In Defense of Honors

In Plato's famous Allegory of the Cave in Book VII of his Republic, we see a picture of people chained in a cavern guessing at the order and shapes of shadows that pass on the wall in front of them.  They give each other awards and honors for who is best at this guessing game, but when one fortunate soul is freed from the cave and sees the true light of the sun, he no longer has any regard for the prizes that were given among the prisoners for predicting and identifying the shadows.

In this illustration, Plato is quite right.  There is truth, goodness, and beauty to be enjoyed, and once people have tasted of these, they are unlikely to think much of the "Certificate of Participation" or the spelling bee trophy.  Does this, however, mean that we jettison all honors?  Do we get rid of all ceremony and the physical tokens of glory that we like to bestow on one another?  I think not.  Ceremonies of honor have an important role to play, and nowhere more so than in education.

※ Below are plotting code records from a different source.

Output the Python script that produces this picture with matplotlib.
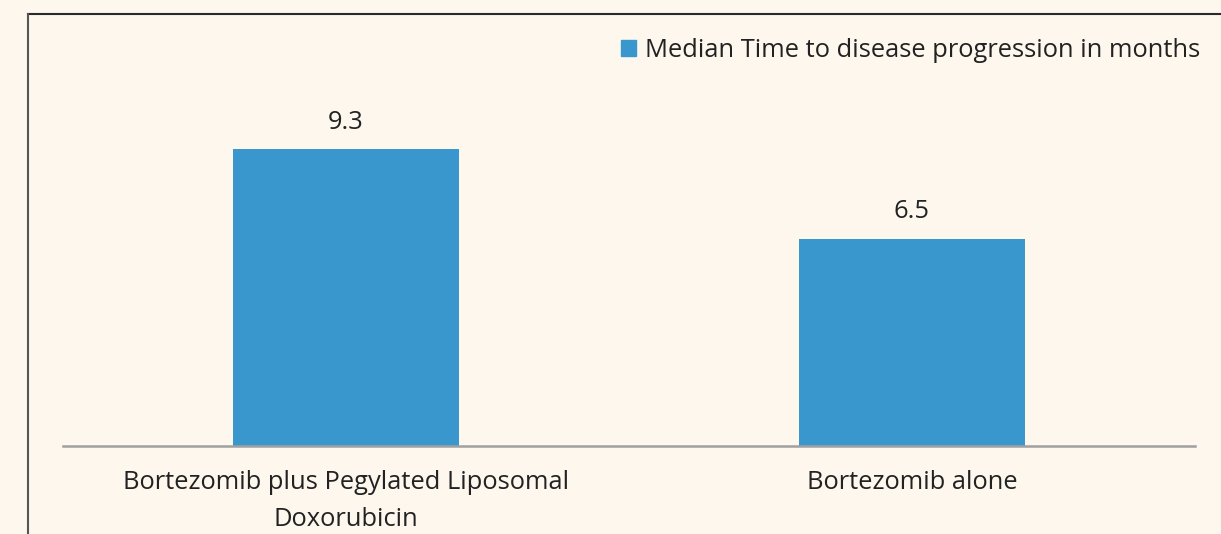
import matplotlib
matplotlib.use("Agg")
from matplotlib import pyplot as plt
from matplotlib.lines import Line2D
from matplotlib.patches import Rectangle

categories = ["Bortezomib plus Pegylated Liposomal\nDoxorubicin", "Bortezomib alone"]
values = [9.3, 6.5]
series_name = "Median Time to disease progression in months"

bg = "#fdf7ee"
bar_color = "#3997ce"
text_color = "#222222"

plt.rcParams["font.family"] = ["Open Sans", "DejaVu Sans"]

fig = plt.figure(figsize=(12.21, 5.34), dpi=100, facecolor=bg)
ax = fig.add_axes([0.0516, 0.1648, 0.9271, 0.7352])
ax.set_facecolor(bg)

x = list(range(len(values)))
ax.bar(x, values, width=0.4, color=bar_color, linewidth=0, label=series_name)

for xi, v in zip(x, values):
    ax.annotate(f"{v}", (xi, v), xytext=(0, 10.5), textcoords="offset points",
                ha="center", va="bottom", fontsize=18.4, color=text_color)

ax.set_xlim(-0.5, 1.5)
ax.set_ylim(0, 12.3)
ax.set_yticks([])
ax.set_xticks(x)
ax.set_xticklabels(categories, fontsize=18.4, color=text_color, linespacing=1.65)
ax.tick_params(axis="x", length=0, pad=17)

for s in ["top", "right", "left"]:
    ax.spines[s].set_visible(False)
ax.spines["bottom"].set_color("#a0a0a0")
ax.spines["bottom"].set_linewidth(1.8)

handles = [Rectangle((0, 0), 1, 1, color=bar_color)]
ax.legend(handles, [series_name], loc="upper right", bbox_to_anchor=(1.025, 1.098),
          frameon=False, fontsize=18.4, handlelength=0.6, handleheight=0.6,
          handletextpad=0.35, labelcolor=text_color)

# outer frame (top and left edges only)
fig.add_artist(Line2D([28 / 1221, 1.0], [1 - 14 / 534, 1 - 14 / 534],
                      transform=fig.transFigure, color="#2a2a2a", linewidth=1.5))
fig.add_artist(Line2D([28 / 1221, 28 / 1221], [0, 1 - 14 / 534],
                      transform=fig.transFigure, color="#555555", linewidth=1.5))

fig.savefig("out.png", dpi=100, facecolor=bg)
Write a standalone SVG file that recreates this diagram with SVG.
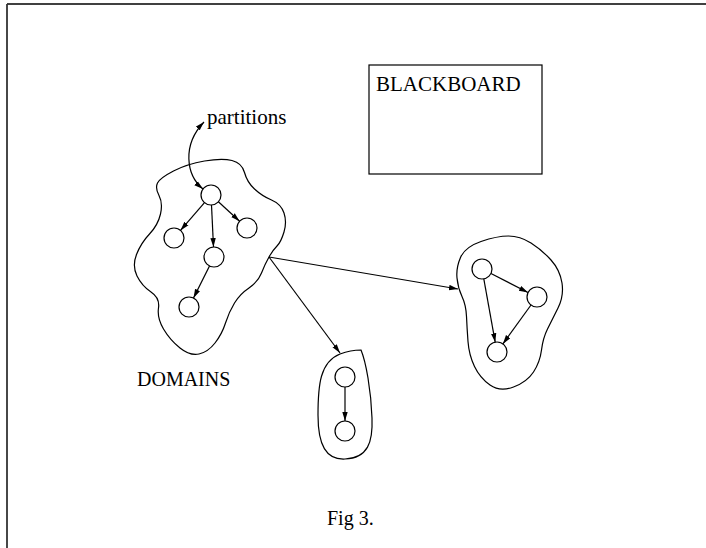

I recently had the opportunity to visit The College of Wooster, where I was to receive one of their Excellence in Teaching awards.  The freshmen have the opportunity each year to nominate a high school teacher who had a particular influence on them.  These nominees are then reviewed by a committee, and this year ten were chosen from across the country.

Recognition of the Excellence in Teaching recipients actually was a small part of the evening.  After a delightful dinner in the elegant Kittredge Dining Hall, an address by an alumnus, and the presentation of the EIT awards, the evening unfolded into a recognition celebration of a great many students.  They received honors, prizes, and scholarships in a variety of disciplines and for many reasons.  For example, there was the Robert G. Bone History Prize.  This was given to a junior majoring in history who best exemplified enthusiasm for learning, unbridled curiosity about life, and unbounded kindness toward others.

Stop.  Read the last sentence of the preceding paragraph again.

There was also the Larry L. Stewart Endowed Prize in Literature.  This was given to a junior English major with a strong academic record who embodied the ideals and spirit of engaged reading and writing in the study of literature.

Enthusiasm for learning.  Unbridled curiosity about life.  Unbounded kindness toward others.  The spirit of engaged reading and writing.

These are the very means by which we approach the true, the good, and the beautiful.  They are also themselves aspects of the true, the good, and the beautiful to be enjoyed in their own right.  For this reason, we properly honor those who exemplify and embody them.  Awards like these are no mere shadow honors.  They are the public recognition of what human beings do.  They remind their recipients that they are on the right path.  They shine a light on that path for the community who observes these honors, thus inspiring others to take up the journey.  They are not the self-indulgent and meaningless tokens of those trapped in the cave.  They are both the torches that light the way out and the appropriate, necessary, festive celebration of those who have seen the light.

As for the Excellence in Teaching awards, these were given with the same dignity and honor as the student awards.  The teachers were put up in The Wooster Inn, an elegant establishment that prompted me to tweet about my room that made me want to take out a fountain pen and begin inking the first lines of a novel.  On the evening of our arrival, we enjoyed hors d'oeuvres with faculty members and the students who had nominated us before the dinner celebration.  The following day we were treated to a tour of the campus, the opportunity to visit a class with our students, and lunch in the faculty dining area of Lowry Hall.  The entire event was coordinated by Dr. Hayden Schilling, whose hospitality alone was a significant honor.